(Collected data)
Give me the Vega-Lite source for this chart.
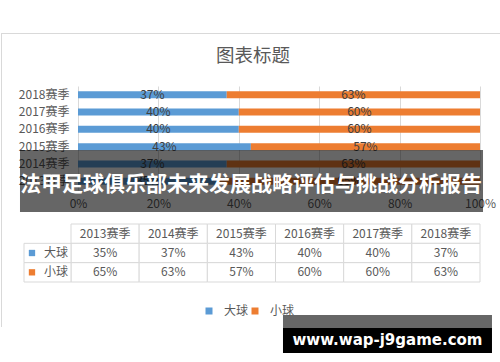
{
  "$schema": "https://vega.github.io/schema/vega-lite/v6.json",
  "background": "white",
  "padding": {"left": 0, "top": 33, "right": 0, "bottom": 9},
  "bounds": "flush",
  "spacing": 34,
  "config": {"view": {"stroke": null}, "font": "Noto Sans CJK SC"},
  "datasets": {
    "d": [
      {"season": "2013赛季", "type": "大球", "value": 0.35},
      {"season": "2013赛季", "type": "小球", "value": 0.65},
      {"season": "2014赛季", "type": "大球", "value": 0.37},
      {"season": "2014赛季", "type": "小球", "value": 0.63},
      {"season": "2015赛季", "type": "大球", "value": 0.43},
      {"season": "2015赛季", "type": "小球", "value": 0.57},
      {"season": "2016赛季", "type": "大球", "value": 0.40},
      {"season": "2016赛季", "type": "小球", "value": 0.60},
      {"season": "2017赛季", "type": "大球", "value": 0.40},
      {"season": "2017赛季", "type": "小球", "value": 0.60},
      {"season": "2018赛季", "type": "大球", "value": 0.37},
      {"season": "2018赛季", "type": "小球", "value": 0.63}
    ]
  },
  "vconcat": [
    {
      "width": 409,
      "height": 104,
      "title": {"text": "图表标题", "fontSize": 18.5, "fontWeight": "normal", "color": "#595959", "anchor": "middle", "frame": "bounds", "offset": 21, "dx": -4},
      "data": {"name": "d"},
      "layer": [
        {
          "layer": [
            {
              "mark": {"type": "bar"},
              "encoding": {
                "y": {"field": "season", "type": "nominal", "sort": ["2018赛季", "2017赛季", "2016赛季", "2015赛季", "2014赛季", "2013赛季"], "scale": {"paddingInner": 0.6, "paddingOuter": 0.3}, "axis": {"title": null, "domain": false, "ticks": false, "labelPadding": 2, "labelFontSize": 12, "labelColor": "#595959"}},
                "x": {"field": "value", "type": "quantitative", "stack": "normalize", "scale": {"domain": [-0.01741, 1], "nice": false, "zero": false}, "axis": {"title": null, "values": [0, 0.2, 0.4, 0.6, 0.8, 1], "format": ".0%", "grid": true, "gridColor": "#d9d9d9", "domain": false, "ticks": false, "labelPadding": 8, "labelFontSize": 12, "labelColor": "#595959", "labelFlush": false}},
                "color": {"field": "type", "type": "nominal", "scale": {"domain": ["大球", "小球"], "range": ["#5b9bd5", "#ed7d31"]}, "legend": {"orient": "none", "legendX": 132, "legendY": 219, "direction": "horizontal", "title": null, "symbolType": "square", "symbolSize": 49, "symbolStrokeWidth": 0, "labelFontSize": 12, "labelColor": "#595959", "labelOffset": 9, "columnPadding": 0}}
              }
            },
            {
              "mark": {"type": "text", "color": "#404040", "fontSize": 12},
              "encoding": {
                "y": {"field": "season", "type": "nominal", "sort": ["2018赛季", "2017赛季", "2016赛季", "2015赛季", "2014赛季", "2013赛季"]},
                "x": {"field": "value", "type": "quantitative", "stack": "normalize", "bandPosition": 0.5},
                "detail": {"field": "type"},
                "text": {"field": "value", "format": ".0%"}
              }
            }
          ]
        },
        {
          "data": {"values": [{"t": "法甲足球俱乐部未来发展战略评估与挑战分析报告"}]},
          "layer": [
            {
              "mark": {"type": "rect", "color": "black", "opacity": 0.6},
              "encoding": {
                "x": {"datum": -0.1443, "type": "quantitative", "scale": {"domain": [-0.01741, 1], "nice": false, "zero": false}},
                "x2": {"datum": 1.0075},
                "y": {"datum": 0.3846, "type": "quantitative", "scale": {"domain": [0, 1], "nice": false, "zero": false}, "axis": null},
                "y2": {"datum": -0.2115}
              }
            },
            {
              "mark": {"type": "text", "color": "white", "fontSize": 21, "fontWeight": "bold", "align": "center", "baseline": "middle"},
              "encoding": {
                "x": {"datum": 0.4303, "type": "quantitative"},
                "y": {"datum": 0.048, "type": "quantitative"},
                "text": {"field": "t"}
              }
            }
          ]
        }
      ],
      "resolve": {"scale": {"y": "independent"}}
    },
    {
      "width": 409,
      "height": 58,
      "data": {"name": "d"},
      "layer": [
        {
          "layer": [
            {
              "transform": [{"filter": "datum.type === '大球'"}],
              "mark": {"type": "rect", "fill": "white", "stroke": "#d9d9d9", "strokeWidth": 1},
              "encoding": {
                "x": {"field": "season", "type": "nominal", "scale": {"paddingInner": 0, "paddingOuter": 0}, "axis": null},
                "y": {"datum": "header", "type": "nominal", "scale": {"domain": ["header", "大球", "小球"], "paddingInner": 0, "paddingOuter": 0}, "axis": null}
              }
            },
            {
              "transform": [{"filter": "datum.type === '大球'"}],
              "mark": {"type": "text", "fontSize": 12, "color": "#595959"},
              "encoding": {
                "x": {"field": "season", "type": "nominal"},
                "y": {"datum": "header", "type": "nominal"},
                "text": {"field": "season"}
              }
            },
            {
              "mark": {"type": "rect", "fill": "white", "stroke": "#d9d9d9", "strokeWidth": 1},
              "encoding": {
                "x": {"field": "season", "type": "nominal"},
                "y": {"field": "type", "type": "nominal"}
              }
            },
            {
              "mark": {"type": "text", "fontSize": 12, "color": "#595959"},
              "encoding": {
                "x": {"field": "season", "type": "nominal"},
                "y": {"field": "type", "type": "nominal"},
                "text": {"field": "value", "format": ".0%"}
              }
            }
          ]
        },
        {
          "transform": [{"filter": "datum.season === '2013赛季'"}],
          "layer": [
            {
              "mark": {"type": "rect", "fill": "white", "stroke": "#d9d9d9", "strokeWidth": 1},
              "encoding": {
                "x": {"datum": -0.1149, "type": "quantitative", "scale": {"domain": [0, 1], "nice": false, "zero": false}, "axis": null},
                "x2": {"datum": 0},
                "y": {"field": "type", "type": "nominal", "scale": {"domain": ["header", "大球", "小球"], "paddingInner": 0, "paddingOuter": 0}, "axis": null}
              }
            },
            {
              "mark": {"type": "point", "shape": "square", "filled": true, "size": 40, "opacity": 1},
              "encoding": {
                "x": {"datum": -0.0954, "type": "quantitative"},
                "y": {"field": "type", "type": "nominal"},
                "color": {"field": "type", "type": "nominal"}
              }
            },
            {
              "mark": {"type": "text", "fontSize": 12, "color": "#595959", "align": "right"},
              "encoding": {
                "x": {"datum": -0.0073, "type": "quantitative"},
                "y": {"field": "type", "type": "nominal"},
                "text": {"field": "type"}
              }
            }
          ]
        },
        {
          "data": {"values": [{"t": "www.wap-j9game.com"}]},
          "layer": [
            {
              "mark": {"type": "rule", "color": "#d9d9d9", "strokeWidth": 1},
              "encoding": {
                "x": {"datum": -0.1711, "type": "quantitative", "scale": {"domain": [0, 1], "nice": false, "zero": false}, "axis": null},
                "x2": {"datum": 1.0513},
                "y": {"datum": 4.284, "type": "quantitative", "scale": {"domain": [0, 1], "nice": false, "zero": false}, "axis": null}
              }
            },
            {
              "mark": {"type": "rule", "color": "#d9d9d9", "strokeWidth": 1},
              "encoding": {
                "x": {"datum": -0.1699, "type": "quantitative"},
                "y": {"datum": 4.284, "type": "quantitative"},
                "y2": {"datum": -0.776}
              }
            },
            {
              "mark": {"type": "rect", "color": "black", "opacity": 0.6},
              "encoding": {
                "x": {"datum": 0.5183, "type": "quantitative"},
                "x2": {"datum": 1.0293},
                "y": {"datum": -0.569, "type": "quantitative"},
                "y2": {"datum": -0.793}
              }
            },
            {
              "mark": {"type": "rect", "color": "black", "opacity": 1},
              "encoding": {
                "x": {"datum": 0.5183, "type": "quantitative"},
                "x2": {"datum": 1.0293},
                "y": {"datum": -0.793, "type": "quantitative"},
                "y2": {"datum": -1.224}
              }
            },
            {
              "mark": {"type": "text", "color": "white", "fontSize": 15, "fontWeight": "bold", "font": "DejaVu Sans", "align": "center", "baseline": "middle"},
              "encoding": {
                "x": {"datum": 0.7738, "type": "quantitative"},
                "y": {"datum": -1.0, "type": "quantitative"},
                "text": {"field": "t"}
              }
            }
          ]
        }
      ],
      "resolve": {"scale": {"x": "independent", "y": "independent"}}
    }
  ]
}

---

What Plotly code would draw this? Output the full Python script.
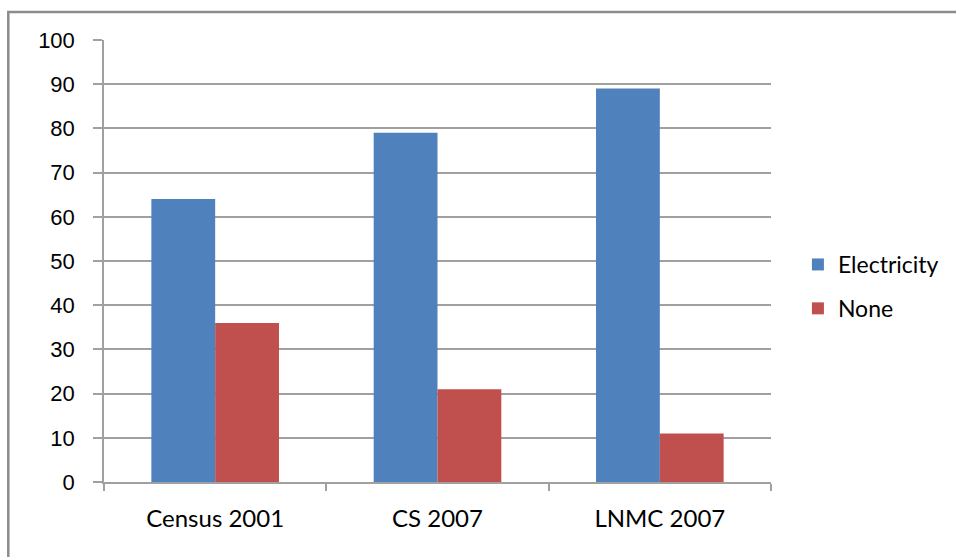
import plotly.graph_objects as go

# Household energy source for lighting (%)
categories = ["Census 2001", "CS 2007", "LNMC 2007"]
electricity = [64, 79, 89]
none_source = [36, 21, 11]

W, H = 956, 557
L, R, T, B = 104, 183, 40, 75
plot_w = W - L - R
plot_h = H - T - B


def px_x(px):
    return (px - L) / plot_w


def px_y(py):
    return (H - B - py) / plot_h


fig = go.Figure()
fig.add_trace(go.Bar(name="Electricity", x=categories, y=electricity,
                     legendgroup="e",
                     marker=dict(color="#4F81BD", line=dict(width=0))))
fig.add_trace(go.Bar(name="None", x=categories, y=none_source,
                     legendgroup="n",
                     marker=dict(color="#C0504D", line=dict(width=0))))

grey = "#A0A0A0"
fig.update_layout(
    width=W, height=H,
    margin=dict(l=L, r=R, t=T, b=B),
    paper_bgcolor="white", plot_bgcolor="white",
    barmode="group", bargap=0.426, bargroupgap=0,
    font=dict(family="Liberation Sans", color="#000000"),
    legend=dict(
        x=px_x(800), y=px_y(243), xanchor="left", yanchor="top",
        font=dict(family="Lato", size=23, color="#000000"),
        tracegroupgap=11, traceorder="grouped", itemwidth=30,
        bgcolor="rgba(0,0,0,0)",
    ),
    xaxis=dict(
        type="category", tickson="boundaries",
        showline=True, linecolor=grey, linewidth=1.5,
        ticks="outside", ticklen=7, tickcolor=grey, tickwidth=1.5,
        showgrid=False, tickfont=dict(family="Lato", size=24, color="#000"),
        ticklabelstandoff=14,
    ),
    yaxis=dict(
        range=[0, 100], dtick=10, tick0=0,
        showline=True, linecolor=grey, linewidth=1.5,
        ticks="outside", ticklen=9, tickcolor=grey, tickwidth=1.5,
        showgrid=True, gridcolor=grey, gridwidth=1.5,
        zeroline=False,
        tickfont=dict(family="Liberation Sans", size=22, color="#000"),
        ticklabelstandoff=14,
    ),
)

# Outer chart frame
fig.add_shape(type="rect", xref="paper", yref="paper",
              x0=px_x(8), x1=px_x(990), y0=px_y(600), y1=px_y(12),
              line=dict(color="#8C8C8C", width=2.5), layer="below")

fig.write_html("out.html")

---

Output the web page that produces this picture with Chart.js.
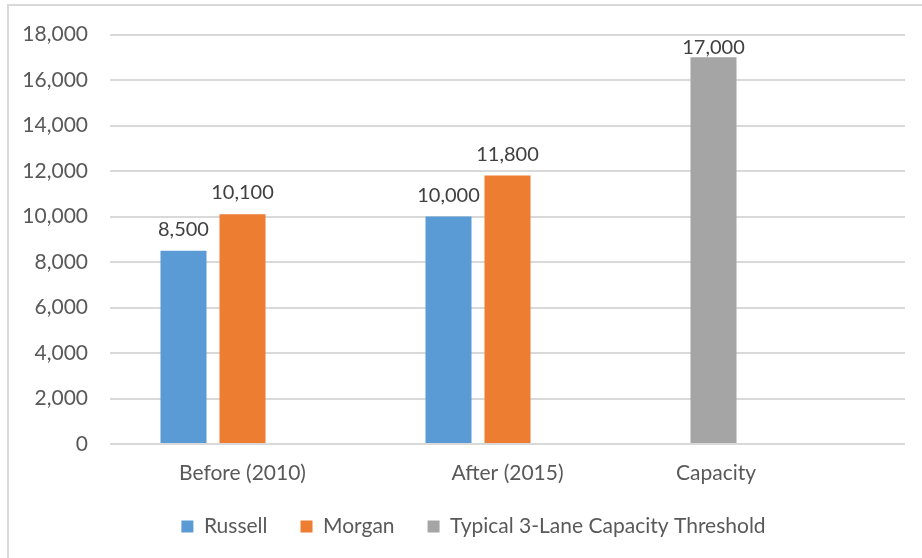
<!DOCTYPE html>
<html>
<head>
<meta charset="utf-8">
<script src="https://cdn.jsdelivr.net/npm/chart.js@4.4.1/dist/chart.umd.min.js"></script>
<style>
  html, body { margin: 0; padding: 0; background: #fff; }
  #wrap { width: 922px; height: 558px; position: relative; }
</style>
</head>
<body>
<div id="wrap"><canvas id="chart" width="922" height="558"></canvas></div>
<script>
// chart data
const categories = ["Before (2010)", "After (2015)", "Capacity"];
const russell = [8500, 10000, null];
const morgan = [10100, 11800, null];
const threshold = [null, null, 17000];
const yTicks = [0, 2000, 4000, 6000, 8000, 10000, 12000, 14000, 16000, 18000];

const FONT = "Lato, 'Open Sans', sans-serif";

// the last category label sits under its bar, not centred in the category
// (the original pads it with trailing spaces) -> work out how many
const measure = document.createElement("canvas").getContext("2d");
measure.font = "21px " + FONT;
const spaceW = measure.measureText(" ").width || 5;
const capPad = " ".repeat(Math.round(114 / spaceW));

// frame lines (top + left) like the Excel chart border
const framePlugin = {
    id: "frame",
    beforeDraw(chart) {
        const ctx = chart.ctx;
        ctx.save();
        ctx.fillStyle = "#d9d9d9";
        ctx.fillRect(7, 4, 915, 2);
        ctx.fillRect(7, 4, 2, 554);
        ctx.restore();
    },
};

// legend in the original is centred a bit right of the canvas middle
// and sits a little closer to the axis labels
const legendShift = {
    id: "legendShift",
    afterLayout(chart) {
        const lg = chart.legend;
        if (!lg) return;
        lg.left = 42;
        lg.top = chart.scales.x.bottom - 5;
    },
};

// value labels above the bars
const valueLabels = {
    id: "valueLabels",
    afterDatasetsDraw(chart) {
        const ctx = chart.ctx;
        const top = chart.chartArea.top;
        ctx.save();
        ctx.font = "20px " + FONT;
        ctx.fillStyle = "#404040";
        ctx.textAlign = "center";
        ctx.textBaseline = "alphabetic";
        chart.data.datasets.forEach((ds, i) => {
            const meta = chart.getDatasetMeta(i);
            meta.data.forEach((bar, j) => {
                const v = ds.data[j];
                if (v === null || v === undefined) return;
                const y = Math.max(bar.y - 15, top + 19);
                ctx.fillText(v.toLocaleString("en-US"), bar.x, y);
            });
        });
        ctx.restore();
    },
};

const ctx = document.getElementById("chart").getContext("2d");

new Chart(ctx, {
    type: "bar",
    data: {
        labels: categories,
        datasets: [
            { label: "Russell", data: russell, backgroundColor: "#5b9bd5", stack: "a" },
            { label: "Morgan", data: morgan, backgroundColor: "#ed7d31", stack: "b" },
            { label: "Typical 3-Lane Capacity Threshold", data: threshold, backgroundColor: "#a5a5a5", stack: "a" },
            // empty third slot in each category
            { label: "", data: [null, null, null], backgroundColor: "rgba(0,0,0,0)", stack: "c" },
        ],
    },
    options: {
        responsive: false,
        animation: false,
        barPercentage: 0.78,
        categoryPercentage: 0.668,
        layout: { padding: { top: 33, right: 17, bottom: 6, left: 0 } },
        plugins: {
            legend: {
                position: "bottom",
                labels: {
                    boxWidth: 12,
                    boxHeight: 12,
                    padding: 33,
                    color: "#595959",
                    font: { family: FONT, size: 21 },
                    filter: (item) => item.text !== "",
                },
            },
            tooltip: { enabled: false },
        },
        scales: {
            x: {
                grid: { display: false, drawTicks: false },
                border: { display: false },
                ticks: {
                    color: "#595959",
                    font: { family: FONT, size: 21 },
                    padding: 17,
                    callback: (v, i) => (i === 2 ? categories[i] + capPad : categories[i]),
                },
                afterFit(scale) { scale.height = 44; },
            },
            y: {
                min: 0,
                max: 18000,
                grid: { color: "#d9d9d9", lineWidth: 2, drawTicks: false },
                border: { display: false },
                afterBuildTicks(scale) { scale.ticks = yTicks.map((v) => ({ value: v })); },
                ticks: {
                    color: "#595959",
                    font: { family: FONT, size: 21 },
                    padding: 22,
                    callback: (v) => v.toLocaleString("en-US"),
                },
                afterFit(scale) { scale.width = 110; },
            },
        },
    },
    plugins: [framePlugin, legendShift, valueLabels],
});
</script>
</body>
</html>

▶ What needs to be done
Copy each line above that contains the word "Output".

▶ Expected answer
What Plotly code would draw this? Output the full Python script.
Output the web page that produces this picture with Chart.js.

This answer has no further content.